**WHAT TO PRODUCE:** Can you reproduce the data beneath, keeping every line exact?

**DATASET EXCERPT:**
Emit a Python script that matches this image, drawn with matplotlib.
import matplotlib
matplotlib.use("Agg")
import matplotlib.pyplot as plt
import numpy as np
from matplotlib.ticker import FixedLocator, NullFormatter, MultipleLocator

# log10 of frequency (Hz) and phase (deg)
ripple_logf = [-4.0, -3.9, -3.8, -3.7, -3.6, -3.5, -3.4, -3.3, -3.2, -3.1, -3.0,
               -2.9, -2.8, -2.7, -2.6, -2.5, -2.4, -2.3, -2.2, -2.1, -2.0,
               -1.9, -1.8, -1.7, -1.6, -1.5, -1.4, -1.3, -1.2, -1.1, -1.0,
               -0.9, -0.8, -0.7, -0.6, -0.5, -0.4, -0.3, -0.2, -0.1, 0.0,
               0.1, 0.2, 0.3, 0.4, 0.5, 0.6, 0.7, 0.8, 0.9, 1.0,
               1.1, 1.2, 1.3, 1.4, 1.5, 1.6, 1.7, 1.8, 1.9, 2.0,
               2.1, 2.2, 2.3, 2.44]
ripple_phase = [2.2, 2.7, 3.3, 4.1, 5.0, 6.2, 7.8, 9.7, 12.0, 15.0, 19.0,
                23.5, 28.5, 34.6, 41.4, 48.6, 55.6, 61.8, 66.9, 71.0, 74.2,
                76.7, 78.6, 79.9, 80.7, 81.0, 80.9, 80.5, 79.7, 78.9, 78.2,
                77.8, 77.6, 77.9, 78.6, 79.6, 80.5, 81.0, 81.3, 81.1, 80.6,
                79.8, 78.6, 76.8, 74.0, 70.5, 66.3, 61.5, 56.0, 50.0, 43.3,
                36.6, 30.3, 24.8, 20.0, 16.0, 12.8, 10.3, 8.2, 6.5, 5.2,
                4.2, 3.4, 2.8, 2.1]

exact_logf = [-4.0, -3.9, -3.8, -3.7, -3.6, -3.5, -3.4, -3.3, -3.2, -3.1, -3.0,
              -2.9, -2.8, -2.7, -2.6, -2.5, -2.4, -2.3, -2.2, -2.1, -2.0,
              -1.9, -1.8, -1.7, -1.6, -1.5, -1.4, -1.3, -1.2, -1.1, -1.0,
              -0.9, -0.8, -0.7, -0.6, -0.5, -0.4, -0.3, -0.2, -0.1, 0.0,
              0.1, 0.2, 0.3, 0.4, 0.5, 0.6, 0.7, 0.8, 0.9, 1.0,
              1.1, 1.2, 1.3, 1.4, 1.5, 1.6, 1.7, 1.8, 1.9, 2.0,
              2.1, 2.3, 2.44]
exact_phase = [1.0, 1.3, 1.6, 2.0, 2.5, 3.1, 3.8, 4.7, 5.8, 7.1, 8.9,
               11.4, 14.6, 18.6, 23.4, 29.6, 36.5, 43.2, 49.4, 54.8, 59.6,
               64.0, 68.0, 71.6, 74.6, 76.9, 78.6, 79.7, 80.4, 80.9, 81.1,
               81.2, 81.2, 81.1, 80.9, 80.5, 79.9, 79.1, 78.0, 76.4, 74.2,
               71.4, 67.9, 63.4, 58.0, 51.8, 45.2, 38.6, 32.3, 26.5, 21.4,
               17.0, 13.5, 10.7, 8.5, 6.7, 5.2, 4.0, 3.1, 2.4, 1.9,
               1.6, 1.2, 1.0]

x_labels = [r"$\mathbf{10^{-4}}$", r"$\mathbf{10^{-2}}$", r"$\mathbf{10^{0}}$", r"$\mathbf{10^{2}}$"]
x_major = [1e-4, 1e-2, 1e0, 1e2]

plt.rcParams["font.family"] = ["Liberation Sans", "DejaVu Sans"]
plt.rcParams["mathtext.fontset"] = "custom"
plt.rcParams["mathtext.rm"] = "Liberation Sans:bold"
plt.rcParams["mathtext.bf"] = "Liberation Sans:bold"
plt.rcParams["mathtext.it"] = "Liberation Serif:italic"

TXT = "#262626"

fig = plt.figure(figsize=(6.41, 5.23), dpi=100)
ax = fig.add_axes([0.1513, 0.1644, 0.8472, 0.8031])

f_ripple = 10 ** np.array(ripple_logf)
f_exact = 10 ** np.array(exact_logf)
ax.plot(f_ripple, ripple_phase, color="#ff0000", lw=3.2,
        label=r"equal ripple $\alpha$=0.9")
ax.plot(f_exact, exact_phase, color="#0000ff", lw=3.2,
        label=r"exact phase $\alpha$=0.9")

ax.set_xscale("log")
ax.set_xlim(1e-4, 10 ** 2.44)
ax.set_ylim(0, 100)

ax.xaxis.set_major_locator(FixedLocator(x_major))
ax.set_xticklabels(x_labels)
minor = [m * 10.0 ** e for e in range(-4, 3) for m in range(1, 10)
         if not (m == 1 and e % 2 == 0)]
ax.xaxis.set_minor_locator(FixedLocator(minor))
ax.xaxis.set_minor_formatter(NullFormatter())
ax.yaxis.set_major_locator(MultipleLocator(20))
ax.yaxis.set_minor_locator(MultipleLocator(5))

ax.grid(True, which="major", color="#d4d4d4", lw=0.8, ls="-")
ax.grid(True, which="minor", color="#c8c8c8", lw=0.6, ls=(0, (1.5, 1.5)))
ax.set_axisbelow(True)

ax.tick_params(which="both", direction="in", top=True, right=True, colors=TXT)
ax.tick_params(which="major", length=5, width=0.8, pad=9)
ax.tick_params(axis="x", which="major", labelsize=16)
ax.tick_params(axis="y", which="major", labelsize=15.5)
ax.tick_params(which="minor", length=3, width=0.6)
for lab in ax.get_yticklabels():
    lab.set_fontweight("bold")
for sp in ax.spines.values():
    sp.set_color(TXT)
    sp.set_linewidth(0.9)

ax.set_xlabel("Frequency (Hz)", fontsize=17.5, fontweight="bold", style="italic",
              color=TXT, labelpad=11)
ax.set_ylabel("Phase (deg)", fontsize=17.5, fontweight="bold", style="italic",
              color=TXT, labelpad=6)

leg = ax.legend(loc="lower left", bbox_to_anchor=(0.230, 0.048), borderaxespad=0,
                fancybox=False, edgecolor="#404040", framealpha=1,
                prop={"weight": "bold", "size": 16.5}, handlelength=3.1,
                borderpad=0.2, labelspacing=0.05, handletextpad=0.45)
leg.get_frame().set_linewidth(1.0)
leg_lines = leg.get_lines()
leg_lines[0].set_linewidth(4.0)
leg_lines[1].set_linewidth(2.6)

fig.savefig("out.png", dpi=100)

**SOLUTION TO THIS EXERCISE:**
Emit a Python script that matches this image, drawn with matplotlib.
import matplotlib
matplotlib.use("Agg")
import matplotlib.pyplot as plt
import numpy as np
from matplotlib.ticker import FixedLocator, NullFormatter, MultipleLocator

# log10 of frequency (Hz) and phase (deg)
ripple_logf = [-4.0, -3.9, -3.8, -3.7, -3.6, -3.5, -3.4, -3.3, -3.2, -3.1, -3.0,
               -2.9, -2.8, -2.7, -2.6, -2.5, -2.4, -2.3, -2.2, -2.1, -2.0,
               -1.9, -1.8, -1.7, -1.6, -1.5, -1.4, -1.3, -1.2, -1.1, -1.0,
               -0.9, -0.8, -0.7, -0.6, -0.5, -0.4, -0.3, -0.2, -0.1, 0.0,
               0.1, 0.2, 0.3, 0.4, 0.5, 0.6, 0.7, 0.8, 0.9, 1.0,
               1.1, 1.2, 1.3, 1.4, 1.5, 1.6, 1.7, 1.8, 1.9, 2.0,
               2.1, 2.2, 2.3, 2.44]
ripple_phase = [2.2, 2.7, 3.3, 4.1, 5.0, 6.2, 7.8, 9.7, 12.0, 15.0, 19.0,
                23.5, 28.5, 34.6, 41.4, 48.6, 55.6, 61.8, 66.9, 71.0, 74.2,
                76.7, 78.6, 79.9, 80.7, 81.0, 80.9, 80.5, 79.7, 78.9, 78.2,
                77.8, 77.6, 77.9, 78.6, 79.6, 80.5, 81.0, 81.3, 81.1, 80.6,
                79.8, 78.6, 76.8, 74.0, 70.5, 66.3, 61.5, 56.0, 50.0, 43.3,
                36.6, 30.3, 24.8, 20.0, 16.0, 12.8, 10.3, 8.2, 6.5, 5.2,
                4.2, 3.4, 2.8, 2.1]

exact_logf = [-4.0, -3.9, -3.8, -3.7, -3.6, -3.5, -3.4, -3.3, -3.2, -3.1, -3.0,
              -2.9, -2.8, -2.7, -2.6, -2.5, -2.4, -2.3, -2.2, -2.1, -2.0,
              -1.9, -1.8, -1.7, -1.6, -1.5, -1.4, -1.3, -1.2, -1.1, -1.0,
              -0.9, -0.8, -0.7, -0.6, -0.5, -0.4, -0.3, -0.2, -0.1, 0.0,
              0.1, 0.2, 0.3, 0.4, 0.5, 0.6, 0.7, 0.8, 0.9, 1.0,
              1.1, 1.2, 1.3, 1.4, 1.5, 1.6, 1.7, 1.8, 1.9, 2.0,
              2.1, 2.3, 2.44]
exact_phase = [1.0, 1.3, 1.6, 2.0, 2.5, 3.1, 3.8, 4.7, 5.8, 7.1, 8.9,
               11.4, 14.6, 18.6, 23.4, 29.6, 36.5, 43.2, 49.4, 54.8, 59.6,
               64.0, 68.0, 71.6, 74.6, 76.9, 78.6, 79.7, 80.4, 80.9, 81.1,
               81.2, 81.2, 81.1, 80.9, 80.5, 79.9, 79.1, 78.0, 76.4, 74.2,
               71.4, 67.9, 63.4, 58.0, 51.8, 45.2, 38.6, 32.3, 26.5, 21.4,
               17.0, 13.5, 10.7, 8.5, 6.7, 5.2, 4.0, 3.1, 2.4, 1.9,
               1.6, 1.2, 1.0]

x_labels = [r"$\mathbf{10^{-4}}$", r"$\mathbf{10^{-2}}$", r"$\mathbf{10^{0}}$", r"$\mathbf{10^{2}}$"]
x_major = [1e-4, 1e-2, 1e0, 1e2]

plt.rcParams["font.family"] = ["Liberation Sans", "DejaVu Sans"]
plt.rcParams["mathtext.fontset"] = "custom"
plt.rcParams["mathtext.rm"] = "Liberation Sans:bold"
plt.rcParams["mathtext.bf"] = "Liberation Sans:bold"
plt.rcParams["mathtext.it"] = "Liberation Serif:italic"

TXT = "#262626"

fig = plt.figure(figsize=(6.41, 5.23), dpi=100)
ax = fig.add_axes([0.1513, 0.1644, 0.8472, 0.8031])

f_ripple = 10 ** np.array(ripple_logf)
f_exact = 10 ** np.array(exact_logf)
ax.plot(f_ripple, ripple_phase, color="#ff0000", lw=3.2,
        label=r"equal ripple $\alpha$=0.9")
ax.plot(f_exact, exact_phase, color="#0000ff", lw=3.2,
        label=r"exact phase $\alpha$=0.9")

ax.set_xscale("log")
ax.set_xlim(1e-4, 10 ** 2.44)
ax.set_ylim(0, 100)

ax.xaxis.set_major_locator(FixedLocator(x_major))
ax.set_xticklabels(x_labels)
minor = [m * 10.0 ** e for e in range(-4, 3) for m in range(1, 10)
         if not (m == 1 and e % 2 == 0)]
ax.xaxis.set_minor_locator(FixedLocator(minor))
ax.xaxis.set_minor_formatter(NullFormatter())
ax.yaxis.set_major_locator(MultipleLocator(20))
ax.yaxis.set_minor_locator(MultipleLocator(5))

ax.grid(True, which="major", color="#d4d4d4", lw=0.8, ls="-")
ax.grid(True, which="minor", color="#c8c8c8", lw=0.6, ls=(0, (1.5, 1.5)))
ax.set_axisbelow(True)

ax.tick_params(which="both", direction="in", top=True, right=True, colors=TXT)
ax.tick_params(which="major", length=5, width=0.8, pad=9)
ax.tick_params(axis="x", which="major", labelsize=16)
ax.tick_params(axis="y", which="major", labelsize=15.5)
ax.tick_params(which="minor", length=3, width=0.6)
for lab in ax.get_yticklabels():
    lab.set_fontweight("bold")
for sp in ax.spines.values():
    sp.set_color(TXT)
    sp.set_linewidth(0.9)

ax.set_xlabel("Frequency (Hz)", fontsize=17.5, fontweight="bold", style="italic",
              color=TXT, labelpad=11)
ax.set_ylabel("Phase (deg)", fontsize=17.5, fontweight="bold", style="italic",
              color=TXT, labelpad=6)

leg = ax.legend(loc="lower left", bbox_to_anchor=(0.230, 0.048), borderaxespad=0,
                fancybox=False, edgecolor="#404040", framealpha=1,
                prop={"weight": "bold", "size": 16.5}, handlelength=3.1,
                borderpad=0.2, labelspacing=0.05, handletextpad=0.45)
leg.get_frame().set_linewidth(1.0)
leg_lines = leg.get_lines()
leg_lines[0].set_linewidth(4.0)
leg_lines[1].set_linewidth(2.6)

fig.savefig("out.png", dpi=100)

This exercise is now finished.